Millbrook council to consider temporary business moratorium at May 12 meeting
Millbrook’s May 12 agenda put Ordinance 26-03 on first reading, a proposed pause on certain businesses inside city limits and the police jurisdiction.

Millbrook leaders were set to take up Ordinance 26-03 at the May 12 council meeting, putting a temporary moratorium on specific businesses in the city’s corporate limits and police jurisdiction on first reading. That meant the proposal was only beginning the formal process, but it was already signaling possible limits on who could open or expand in Millbrook while the council weighed the measure.
The agenda showed the meeting would follow the city’s regular sequence, with invocation, the pledge of allegiance, call to order, roll call, approval of the agenda and reading of the April 28 minutes.

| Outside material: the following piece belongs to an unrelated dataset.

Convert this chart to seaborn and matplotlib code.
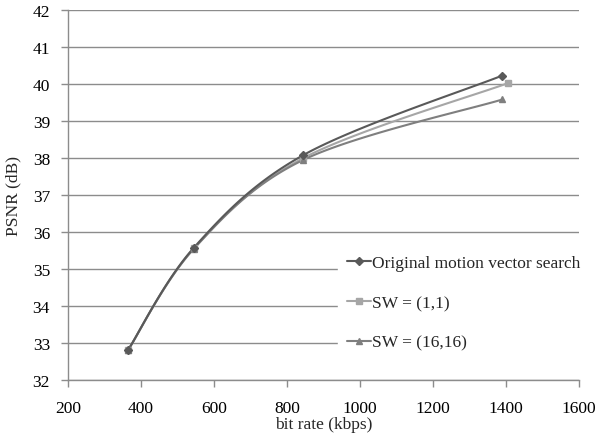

The council meets in the courtroom of the Millbrook Police and Municipal Court Building at 3900 Grandview Road, and the second-Tuesday meeting begins at 10 a.m.
The agenda excerpt did not spell out every business category covered by the moratorium, but the title made clear that the pause would apply to selected businesses in both the city limits and the police jurisdiction. That matters because Millbrook’s planning and building offices have direct control over the paperwork that follows new development. The city says its Planning and Zoning Administrator reviews site plans and plats for compliance with the zoning ordinance, subdivision regulations and other city ordinances, while the Building Department handles permitting and inspections for residential and commercial construction throughout the city and its police jurisdiction.

The discussion comes as Millbrook continues to grow. The U.S. Census Bureau listed the city’s population at 16,564 in the 2020 Census and estimated 17,392 residents as of July 1, 2024, a 5.4% increase from the April 1, 2020 base. In a city expanding that quickly, a moratorium can reshape the timing of investment, the pace of permits and the prospects for property owners waiting on a project to move ahead.
Millbrook has used that tool before. In May 2025, the council unanimously approved a temporary moratorium on convenience stores, vape shops, gas stations and package stores through May 9, 2026. Council member Al Kelley had pointed to Prattville and Pike Road as examples he examined before supporting that earlier action, which was tied in part to a significant increase in those kinds of businesses.

The May 12 agenda did not explain the reason for the new proposal, so the public had to watch the meeting and any later ordinance text to see what problem the council was trying to address. Even so, the appearance of Ordinance 26-03 showed that land use, business regulation and growth pressure remained active issues in Millbrook as the city continued to expand across Autauga County and into its police jurisdiction.